The Crisis started out as a publication with the intent of highlighting real African American culture. The many aesthetically pleasing covers we see not only created a national buzz, but they also emphasized identity.
“The Crisis in its layout and content stages a jointly political and aesthetic conflict. Columns of numbers arranged chronologically, building to the present, attest to the contemporary consolidation of a black print culture, one that can simultaneously distribute positive images of African Americans and take out negative ones.” (p.81, Harris, Printing the Color Line in The Crisis)
Prior to this publication, African Americans were painted in a way as viewed by white people. The Crisis combatted racial prejudice and sought to paint African Americans how they rightfully should be portrayed. It was important to ensure that these covers were seen as proper and pleasing to the eye. Not only to help prevent discrimination, but also to accentuate the magnificence of African Americans. Seeing covers of beautiful women, proper-looking men, athletes, educated people, etc. invokes a sense of amazement. It makes you wonder, how are these covers influencing the people and their identities?
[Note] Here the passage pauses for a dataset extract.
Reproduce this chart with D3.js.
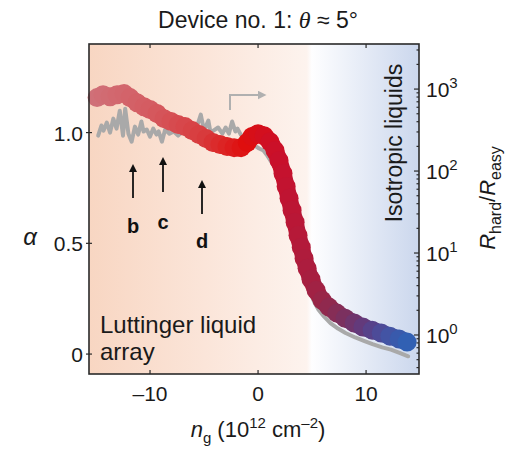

The queen we see in the March 1913 cover oozes strength and excellence. She does the job of being appealing in a political way, but there’s also something else. She’s beautiful, she’s graceful…she’s an it-girl. For all the girls grabbing this cover, it must’ve made them proud. She appeals to readers because she influences thoughts like “I am a queen”, or “I am strong”, or even “I am a leader”. The cover creates self-confidence and the idea that I am worth it, and I too can be that girl. It’s a wonderful feeling to feel represented and portrayed in such a positive light.
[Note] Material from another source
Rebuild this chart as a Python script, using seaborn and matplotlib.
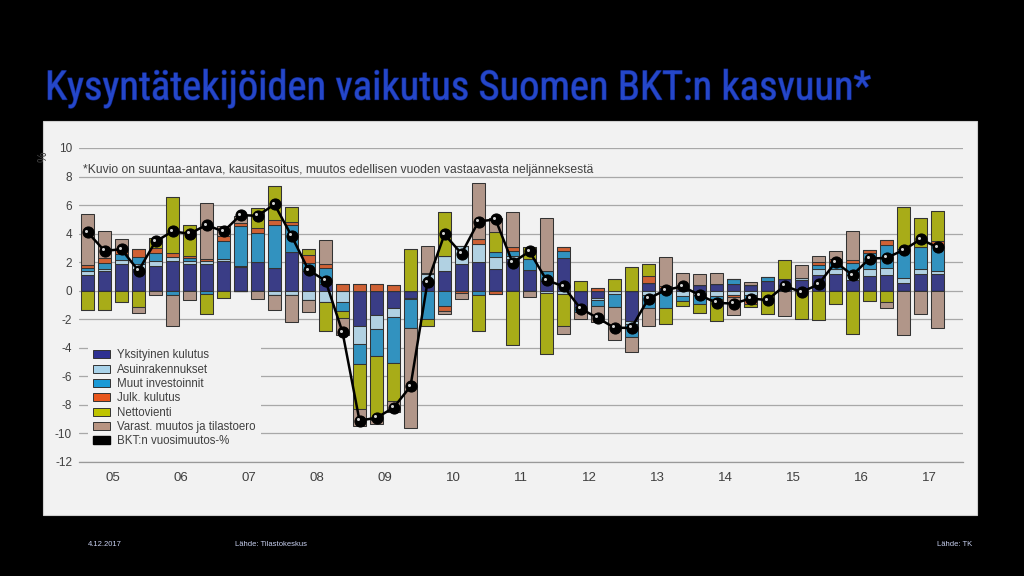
import numpy as np
import pandas as pd
import seaborn as sns
import matplotlib.pyplot as plt
import matplotlib.patheffects as pe
import matplotlib.transforms as mtransforms
from matplotlib.patches import Patch, Rectangle

# vuosineljännekset 2005Q1 - 2017Q3
years = [f"{y:02d}" for y in range(5, 18)]
quarters = [f"20{y}Q{q}" for y in years for q in range(1, 5)][:51]

# kontribuutiot, %-yksikköä
yksityinen = [1.1, 1.35, 1.85, 1.5, 1.75, 2.1, 1.9, 1.9,
              2.1, 1.65, 2.0, 1.57, 2.73, 1.35, 0.5, 0.0,
              -2.5, -1.7, -1.2, -0.5, 0.7, 1.35, 1.85, 2.03,
              1.5, 2.2, 1.45, 0.65, 2.27, -1.17, -0.5, 0.0,
              -2.1, 0.55, 0.2, 0.1, 0.4, 0.45, 0.45, 0.4,
              0.7, 0.8, 0.75, 1.1, 1.15, 0.75, 1.03, 1.1,
              0.56, 1.2, 1.17]
asuin = [0.3, 0.15, 0.3, 0.4, 0.3, 0.25, 0.2, 0.2,
         0.12, 0.05, 0.0, -0.3, -0.3, -0.63, -0.8, -0.8,
         -1.25, -0.95, -0.65, -0.05, 0.5, 1.1, 1.25, 1.24,
         0.84, 0.25, 0.0, -0.15, -0.2, 0.0, -0.15, -0.25,
         -0.2, -0.3, -0.1, -0.35, -0.3, -0.35, -0.3, -0.3,
         0.0, 0.0, 0.15, 0.4, 0.4, 0.35, 0.47, 0.47,
         0.35, 0.3, 0.2]
muut_inv = [0.2, 0.45, 0.45, 0.45, 0.6, -0.3, 0.2, -0.25,
            1.23, 2.85, 2.05, 3.05, 1.87, 0.58, 1.1, -0.65,
            -1.4, -1.9, -3.2, -2.05, -2.0, -1.1, 0.0, -0.3,
            0.4, 0.35, 0.75, 0.75, 0.5, -0.35, -0.45, -0.9,
            -0.95, -0.9, -1.1, -0.4, -0.6, -0.25, 0.35, -0.3,
            0.25, 0.0, 0.0, 0.3, 0.47, 0.85, 1.12, 1.64,
            2.0, 1.55, 1.8]
julk = [0.2, 0.35, 0.3, 0.55, 0.35, 0.3, 0.15, 0.15,
        0.35, 0.2, 0.35, 0.35, 0.23, 0.58, 0.3, 0.45,
        0.45, 0.45, 0.4, 0.0, 0.05, -0.3, -0.15, 0.35,
        -0.2, 0.25, 0.0, 0.0, 0.28, 0.0, 0.2, 0.0,
        0.0, 0.5, 0.15, 0.3, 0.0, 0.0, -0.15, -0.35,
        0.0, 0.0, 0.0, 0.2, 0.23, 0.2, 0.25, 0.35,
        0.0, 0.0, 0.3]
nettovienti = [-1.35, -1.35, -0.8, -1.15, 0.7, 3.95, 2.15, -1.4,
               -0.5, 0.0, 1.4, 2.4, 1.05, 0.4, -2.05, -0.45,
               -3.15, -4.5, -2.7, 2.9, -0.5, 3.05, 0.0, -2.5,
               1.35, -3.8, 0.85, -4.3, -2.3, 0.7, 0.0, 0.8,
               1.65, 0.8, -1.1, -0.3, -0.65, -1.5, 0.0, -0.2,
               -1.65, 1.35, -2.0, -2.05, -0.9, -3.05, -0.7, -0.77,
               2.97, 2.05, 2.1]
varast = [3.6, 1.85, 0.75, -0.4, -0.3, -2.2, -0.65, 3.9,
          0.75, 0.5, -0.55, -1.05, -1.87, -0.88, 1.65, -1.2,
          -1.2, -0.3, -0.75, -7.0, 1.85, -0.2, -0.45, 3.92,
          0.98, 2.5, -0.42, 3.7, -0.5, -0.45, -1.1, -2.3,
          -1.05, -1.25, 2.0, 0.85, 0.8, 0.8, -1.25, 0.2,
          0.0, -1.8, 0.9, 0.45, 0.55, 2.0, 0.0, -0.47,
          -3.1, -1.6, -2.64]
bkt = [4.1, 2.8, 2.9, 1.4, 3.45, 4.15, 4.0, 4.6,
       4.15, 5.3, 5.25, 6.05, 3.85, 1.45, 0.7, -2.9,
       -9.1, -8.9, -8.2, -6.7, 0.6, 3.95, 2.6, 4.85,
       5.0, 1.97, 2.75, 0.75, 0.3, -1.25, -1.9, -2.6,
       -2.6, -0.55, 0.05, 0.3, -0.3, -0.85, -0.9, -0.55,
       -0.65, 0.35, -0.1, 0.45, 2.0, 1.1, 2.25, 2.3,
       2.85, 3.6, 3.05]

labels = ["Yksityinen kulutus", "Asuinrakennukset", "Muut investoinnit",
          "Julk. kulutus", "Nettovienti", "Varast. muutos ja tilastoero"]
colors = ["#2e3192", "#a9d3ea", "#1b9ad6", "#e8561c", "#bfc400", "#b89482"]
series = [yksityinen, asuin, muut_inv, julk, nettovienti, varast]

panel = "#f2f2f2"
txt = "#404040"
edge = "#333333"

sns.set_theme(style="white")
plt.rcParams["font.family"] = ["Liberation Sans", "DejaVu Sans"]

fig = plt.figure(figsize=(10.24, 5.76), dpi=100, facecolor="black")
fig.add_artist(Rectangle((43 / 1024, 1 - 515 / 576), 934 / 1024, 394 / 576,
                         transform=fig.transFigure, facecolor=panel,
                         edgecolor="#d0d0d0", lw=0.8, zorder=0))
ax = fig.add_axes([79 / 1024, 1 - 462 / 576, 884 / 1024, 314 / 576])
ax.set_facecolor(panel)

idx = np.arange(len(quarters))
pos_base = np.zeros(len(idx))
neg_base = np.zeros(len(idx))
for vals, col in zip(series, colors):
    v = np.array(vals, dtype=float)
    up = np.clip(v, 0, None)
    down = np.clip(v, None, 0)
    for h, base in ((up, pos_base), (down, neg_base)):
        sns.barplot(x=idx, y=h, bottom=base.copy(), orient="x", native_scale=True,
                    color=col, edgecolor=edge, linewidth=0.75, width=0.82,
                    errorbar=None, ax=ax, zorder=3)
    pos_base += up
    neg_base += down

sns.lineplot(x=idx, y=bkt, color="black", lw=1.8, marker="o", markersize=8,
             markeredgecolor="black", ax=ax, zorder=6)
shine = mtransforms.offset_copy(ax.transData, fig=fig, x=-1.5, y=1.5, units="dots")
ax.plot(idx, bkt, "o", ms=2.2, color="#d0d0d0", mew=0, transform=shine, zorder=7)

ax.set_xlim(-0.5, 51.5)
ax.set_ylim(-12, 10)
ax.set_yticks(range(-12, 11, 2))
ax.set_yticklabels([str(t) for t in range(-12, 11, 2)], fontsize=8.5, color=txt)
ax.yaxis.grid(True, color="#a8a8a8", lw=0.9)
ax.set_axisbelow(True)
ax.tick_params(axis="y", length=0, pad=5)

ax.set_xticks(np.arange(-0.5, 52, 4))
ax.set_xticklabels([])
ax.set_xticks(np.arange(1.5, 52, 4), minor=True)
ax.set_xticklabels(years, minor=True, fontsize=9.5, color=txt)
ax.tick_params(axis="x", which="major", direction="in", length=5, color="#999999", width=0.9)
ax.tick_params(axis="x", which="minor", length=0, pad=7)
ax.set_xlabel("")
ax.set_ylabel("")
for s in ["top", "right", "left"]:
    ax.spines[s].set_visible(False)
ax.spines["bottom"].set_color("#999999")
ax.spines["bottom"].set_linewidth(0.9)

ax.text(0.005, 0.93, "*Kuvio on suuntaa-antava, kausitasoitus, muutos edellisen vuoden "
        "vastaavasta neljänneksestä", transform=ax.transAxes, fontsize=8.7,
        color=txt, va="center", ha="left")

handles = [Patch(facecolor=c, edgecolor=edge, lw=0.7) for c in colors]
handles.append(Patch(facecolor="black", edgecolor="black"))
leg = ax.legend(handles, labels + ["BKT:n vuosimuutos-%"], loc="upper left",
                bbox_to_anchor=(0.01, 0.375), frameon=True, facecolor=panel,
                edgecolor="none", framealpha=1, fontsize=8.3, labelspacing=0.2,
                handlelength=1.5, handleheight=0.7, handletextpad=0.6,
                borderpad=0.45, borderaxespad=0)
for t in leg.get_texts():
    t.set_color(txt)
leg.set_zorder(10)

fig.text(44 / 1024, 1 - 157 / 576, "%", rotation=90, fontsize=8.5, color=txt,
         ha="center", va="center")

# otsikko: kapea fontti, koko sovitetaan alkuperäiseen leveyteen (~825 px)
title = fig.text(45 / 1024, 1 - 88 / 576, "Kysyntätekijöiden vaikutus Suomen BKT:n kasvuun*",
                 fontsize=27, color="#2547c9", ha="left", va="center",
                 family=["Roboto Condensed", "Open Sans Condensed", "DejaVu Sans"],
                 fontstretch="condensed")
title.set_path_effects([pe.withStroke(linewidth=0.9, foreground="#0e2380")])
renderer = fig.canvas.get_renderer()
w = title.get_window_extent(renderer).width
title.set_fontsize(27 * 825 / w)

fig.text(88 / 1024, 1 - 545 / 576, "4.12.2017", fontsize=5.5, color="#c8d0f0",
         ha="left", va="center")
fig.text(235 / 1024, 1 - 545 / 576, "Lähde: Tilastokeskus", fontsize=5.5,
         color="#c8d0f0", ha="left", va="center")
fig.text(937 / 1024, 1 - 545 / 576, "Lähde: TK", fontsize=5.5, color="#c8d0f0",
         ha="left", va="center")

fig.savefig("out.png", dpi=100, facecolor="black")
As Harris suggests, “The Crisis becomes quite clear here: first, it wants to aggregate information on African American achievements and circulate them to a national reading public so as to provide a counterhistory to racist mass culture, but it also wants to project a future when such work will not be necessary—that is, like the eponymous character in Cather’s “Ardessa,” a future in which it will have worked itself out of a job.” ( p.69, Harris, Printing the Color Line in The Crisis)
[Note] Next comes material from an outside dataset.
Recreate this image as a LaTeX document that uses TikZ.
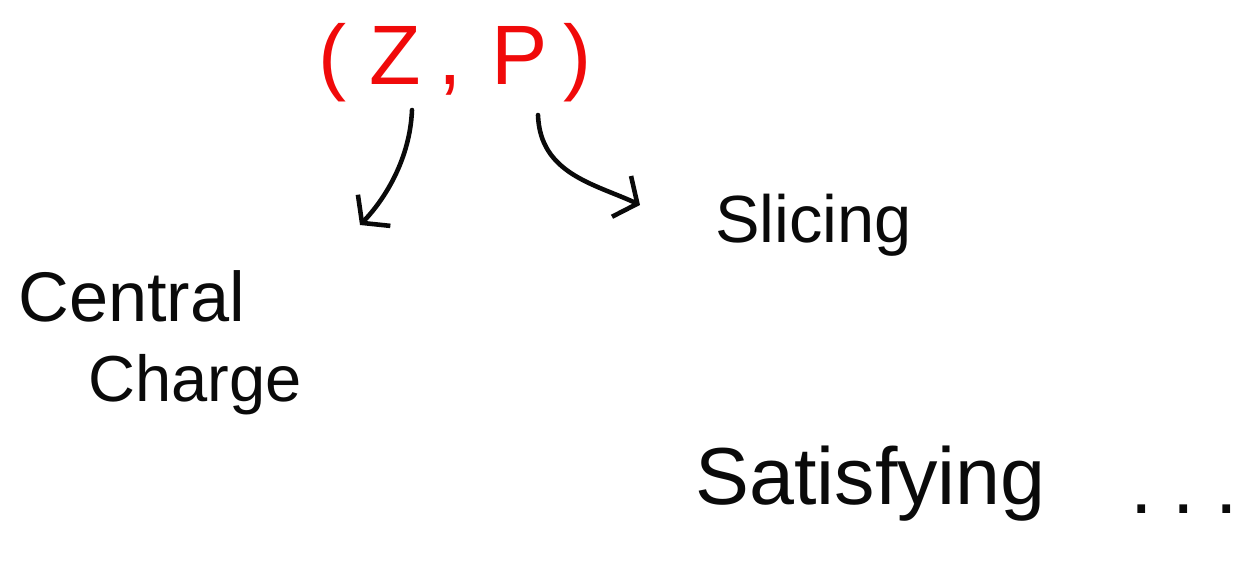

The Crisis calls attention to the importance of identity. African Americans have, for so long, fought to receive dignity and human respect. These publications shed light on the idea that African Americans have an identity. And it’s just as strong as any other race. So, while the basis of The Crisis was to counter injustices, its long-term goal is more than that. It hopes to reach a point in time where there is no more need to defend the race. It hopes to reach peace and continue on printing publications that share who African Americans are and what makes them so special. It hopes to highlight pride and show the new generations how stunning and talented their ancestors before them were and how they too are just as extraordinary. It should also invoke a sense of drive to want to love and be the best version of yourself.